To accomplish this in base R, you’d have to use the following code:

  data.frame(actor_subselect=c("Daniel Craig","Sean Connery"), 
             average_revenue=c(mean(bond[bond$actor=="Daniel Craig","gross"]),
                               mean(bond[bond$actor=="Sean Connery","gross"])),
             sdev_revenue=c(sd(bond[bond$actor=="Daniel Craig","gross"]),
                            sd(bond[bond$actor=="Sean Connery","gross"])))

It’s not very simple, is it? Imagine having to do that for a much larger data set with even more actors!

dplyr’s group_by() and summarize() functions really cut down on this work. Here’s how we can accomplish the same thing as above:

  bond %>% 
    filter(actor=="Daniel Craig" | actor == "Sean Connery") %>% 
    group_by(actor) %>% 
    summarize(average_revenue=mean(gross),sdev_revenue=sd(gross))

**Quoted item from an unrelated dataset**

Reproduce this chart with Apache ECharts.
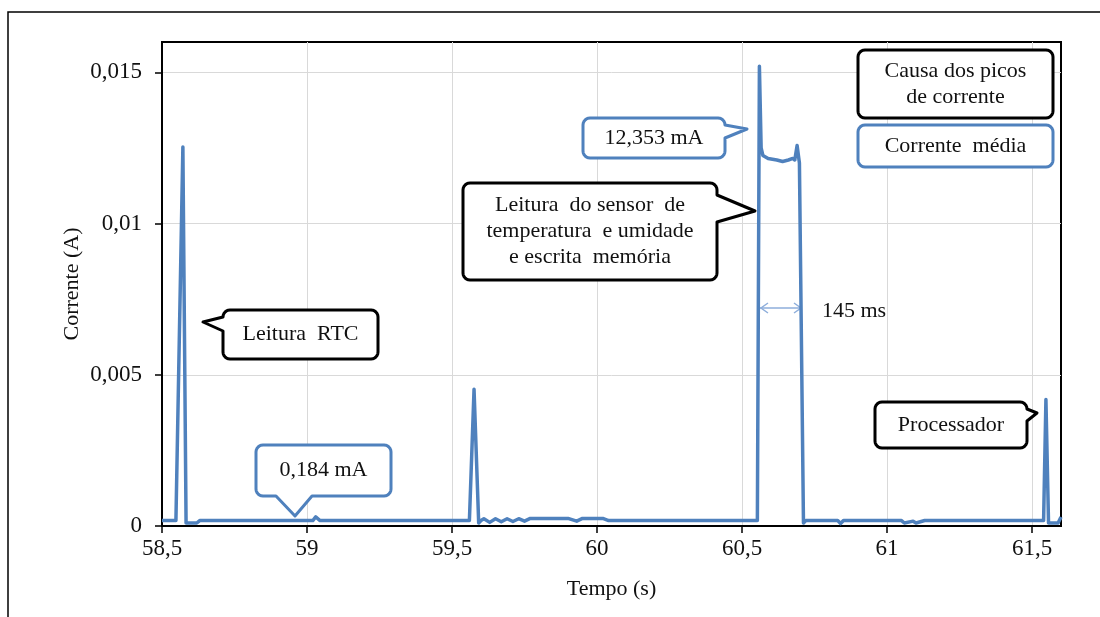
<!DOCTYPE html>
<html>
<head>
<meta charset="utf-8">
<script src="https://cdn.jsdelivr.net/npm/echarts@6/dist/echarts.min.js"></script>
<style>
  html, body { margin: 0; padding: 0; background: #fff; }
  #chart { width: 1100px; height: 617px; }
</style>
</head>
<body>
<div id="chart"></div>
<script>
// tempo (s)
const tempo = [
  58.500, 58.548, 58.572, 58.583, 58.620, 58.630,
  59.020, 59.030, 59.045,
  59.560, 59.576, 59.592, 59.600, 59.610, 59.630, 59.650, 59.670, 59.690, 59.710,
  59.730, 59.750, 59.770, 59.850, 59.900, 59.930, 59.950, 60.020, 60.040,
  60.553, 60.560, 60.566, 60.572, 60.590, 60.620, 60.640, 60.660, 60.675, 60.682,
  60.690, 60.698, 60.712, 60.720,
  60.830, 60.840, 60.850, 61.050, 61.060, 61.090, 61.100, 61.130,
  61.540, 61.548, 61.557, 61.590, 61.600
]
// corrente (A)
const corrente = [
  0.00018, 0.00018, 0.01253, 0.00010, 0.00010, 0.00018,
  0.00018, 0.00030, 0.00018,
  0.00018, 0.00452, 0.00010, 0.00018, 0.00024, 0.00012, 0.00024, 0.00014, 0.00024, 0.00015,
  0.00024, 0.00016, 0.00025, 0.00025, 0.00025, 0.00016, 0.00025, 0.00025, 0.00018,
  0.00018, 0.01520, 0.01250, 0.01225, 0.01215, 0.01210, 0.01205, 0.01210, 0.01215, 0.01210,
  0.01258, 0.01200, 0.00010, 0.00018,
  0.00018, 0.00008, 0.00018, 0.00018, 0.00010, 0.00016, 0.00010, 0.00018,
  0.00018, 0.00418, 0.00010, 0.00010, 0.00030
]
const xTicks = [58.5, 59, 59.5, 60, 60.5, 61, 61.5]
const yTicks = [0, 0.005, 0.01, 0.015]

const FONT = '"Liberation Serif", "Times New Roman", serif'
const BLUE = '#4f81bd'
const R = 7

// balão de texto (retângulo arredondado + ponta)
function bubble(x, y, w, h, r, tail) {
  const pts = []
  const arc = (cx, cy, a0, a1) => {
    for (let i = 0; i <= 6; i++) {
      const a = (a0 + (a1 - a0) * i / 6) * Math.PI / 180
      pts.push([cx + r * Math.cos(a), cy + r * Math.sin(a)])
    }
  }
  let a = 0, b = 0
  if (tail) {
    if (tail.side === 'bottom') {
      a = Math.max(tail.a, x + r)
      b = Math.min(tail.b, x + w - r)
    } else {
      a = Math.max(tail.a, y + r)
      b = Math.min(tail.b, y + h - r)
    }
  }
  arc(x + r, y + r, 180, 270)
  arc(x + w - r, y + r, 270, 360)
  if (tail && tail.side === 'right') {
    pts.push([x + w, a], [tail.tx, tail.ty], [x + w, b])
  }
  arc(x + w - r, y + h - r, 0, 90)
  if (tail && tail.side === 'bottom') {
    pts.push([b, y + h], [tail.tx, tail.ty], [a, y + h])
  }
  arc(x + r, y + h - r, 90, 180)
  if (tail && tail.side === 'left') {
    pts.push([x, b], [tail.tx, tail.ty], [x, a])
  }
  return pts
}

function callout(x, y, w, h, color, text, tail) {
  return {
    type: 'group',
    z: 100,
    children: [
      {
        type: 'polygon',
        z: 100,
        shape: { points: bubble(x, y, w, h, R, tail) },
        style: { fill: '#fff', stroke: color, lineWidth: 3, lineJoin: 'round' }
      },
      {
        type: 'text',
        z: 101,
        style: {
          text: text,
          x: x + w / 2,
          y: y + h / 2,
          align: 'center',
          verticalAlign: 'middle',
          font: '22px ' + FONT,
          lineHeight: 26,
          fill: '#111'
        }
      }
    ]
  }
}

const fmt = v => {
  return String(v).replace('.', ',')
}

const chart = echarts.init(document.getElementById('chart'))

const arrowY = 308
const ax0 = 760
const ax1 = 802

chart.setOption({
  backgroundColor: '#fff',
  animation: false,
  grid: {
    left: 162,
    right: 39,
    top: 42,
    bottom: 91,
    show: true,
    borderColor: '#000',
    borderWidth: 2
  },
  xAxis: {
    type: 'value',
    min: 58.5,
    max: 61.6,
    interval: 0.5,
    name: 'Tempo (s)',
    nameLocation: 'middle',
    nameGap: 52,
    nameTextStyle: { fontFamily: FONT, fontSize: 22, color: '#111' },
    axisLine: { show: true, lineStyle: { color: '#000', width: 2 } },
    axisTick: { show: true, length: 7, lineStyle: { color: '#000', width: 1.5 }, customValues: xTicks },
    axisLabel: {
      customValues: xTicks,
      fontFamily: FONT,
      fontSize: 23,
      color: '#111',
      margin: 11,
      formatter: fmt
    },
    splitLine: { show: true, lineStyle: { color: '#d9d9d9', width: 1 } }
  },
  yAxis: {
    type: 'value',
    min: 0,
    max: 0.016,
    interval: 0.005,
    name: 'Corrente (A)',
    nameLocation: 'middle',
    nameGap: 79,
    nameMoveOverlap: false,
    nameTextStyle: { fontFamily: FONT, fontSize: 22, color: '#111' },
    axisLine: { show: true, lineStyle: { color: '#000', width: 2 } },
    axisTick: { show: true, length: 7, lineStyle: { color: '#000', width: 1.5 }, customValues: yTicks },
    axisLabel: {
      customValues: yTicks,
      fontFamily: FONT,
      fontSize: 23,
      color: '#111',
      margin: 20,
      formatter: v => {
        const k = v / 0.005
        if (Math.abs(k - Math.round(k)) > 1e-6) return ''
        return fmt(v)
      }
    },
    splitLine: { show: true, lineStyle: { color: '#d9d9d9', width: 1 } }
  },
  series: [{
    type: 'line',
    data: tempo.map((t, i) => [t, corrente[i]]),
    showSymbol: false,
    lineStyle: { color: BLUE, width: 3.5, join: 'round' },
    itemStyle: { color: BLUE },
    clip: true
  }],
  graphic: [
    // moldura externa
    {
      type: 'rect',
      z: 0,
      shape: { x: 8, y: 12, width: 1110, height: 640 },
      style: { fill: 'none', stroke: '#000', lineWidth: 1.5 }
    },
    callout(223, 310, 155, 49, '#000', 'Leitura  RTC',
      { side: 'left', a: 315, b: 331, tx: 203, ty: 322 }),
    callout(256, 445, 135, 51, BLUE, '0,184 mA',
      { side: 'bottom', a: 276, b: 312, tx: 295, ty: 516 }),
    callout(583, 118, 142, 40, BLUE, '12,353 mA',
      { side: 'right', a: 121, b: 138, tx: 747, ty: 129 }),
    callout(463, 183, 254, 97, '#000', 'Leitura  do sensor  de\ntemperatura  e umidade\ne escrita  memória',
      { side: 'right', a: 195, b: 222, tx: 755, ty: 211 }),
    callout(858, 50, 195, 68, '#000', 'Causa dos picos\nde corrente'),
    callout(858, 125, 195, 42, BLUE, 'Corrente  média'),
    callout(875, 402, 152, 46, '#000', 'Processador',
      { side: 'right', a: 404, b: 421, tx: 1037, ty: 413 }),
    // seta de 145 ms
    {
      type: 'group',
      z: 100,
      children: [
        { type: 'line', shape: { x1: ax0, y1: arrowY, x2: ax1, y2: arrowY }, style: { stroke: '#8eaedb', lineWidth: 1.5 } },
        { type: 'polyline', shape: { points: [[ax0 + 8, arrowY - 5], [ax0 + 1, arrowY], [ax0 + 8, arrowY + 5]] }, style: { stroke: '#8eaedb', lineWidth: 1.5, fill: 'none' } },
        { type: 'polyline', shape: { points: [[ax1 - 8, arrowY - 5], [ax1 - 1, arrowY], [ax1 - 8, arrowY + 5]] }, style: { stroke: '#8eaedb', lineWidth: 1.5, fill: 'none' } }
      ]
    },
    {
      type: 'text',
      z: 100,
      style: { text: '145 ms', x: 822, y: 311, verticalAlign: 'middle', font: '22px ' + FONT, fill: '#111' }
    }
  ]
})
</script>
</body>
</html>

Now you’ll notice this script isn’t shorter than what we did earlier. However, it’s a lot easier to read. That’s the beauty of dplyr!

6.9 Things to Remember

  • dplyr is a package that provides a more intuitive syntax for transforming and analyzing data frames in R
  • Select and create new columns with select(), mutate(), and transmute()
  • Filter rows with filter() and the base R operators
  • Provide summary statistics with group_by() and summarize() functions

6.10 Exercises

  1. Using the mtcars data set and the dplyr package, filter to cars that have a gear with the value of 4 or an hp greater than 115. (Hint: use data(mtcars) to load the data set.)
  2. Using the mtcars data set and the dplyr package, apply the same filter as the first question and select only the columns mpg, cyl, gear, and hp. (Note: the output will include the car models as row names by default. No need to remove those.)
  3. Using the mtcars data set and the dplyr package, create a new column that takes the natural log (log()) of mpg and name it mpg_log. Be sure to still select all the other columns mentioned in the second question except for mpg.
  4. Using the mtcars data set and the dplyr package, determine the average mpg, grouped by gear, and filtered to only wt greater than 2.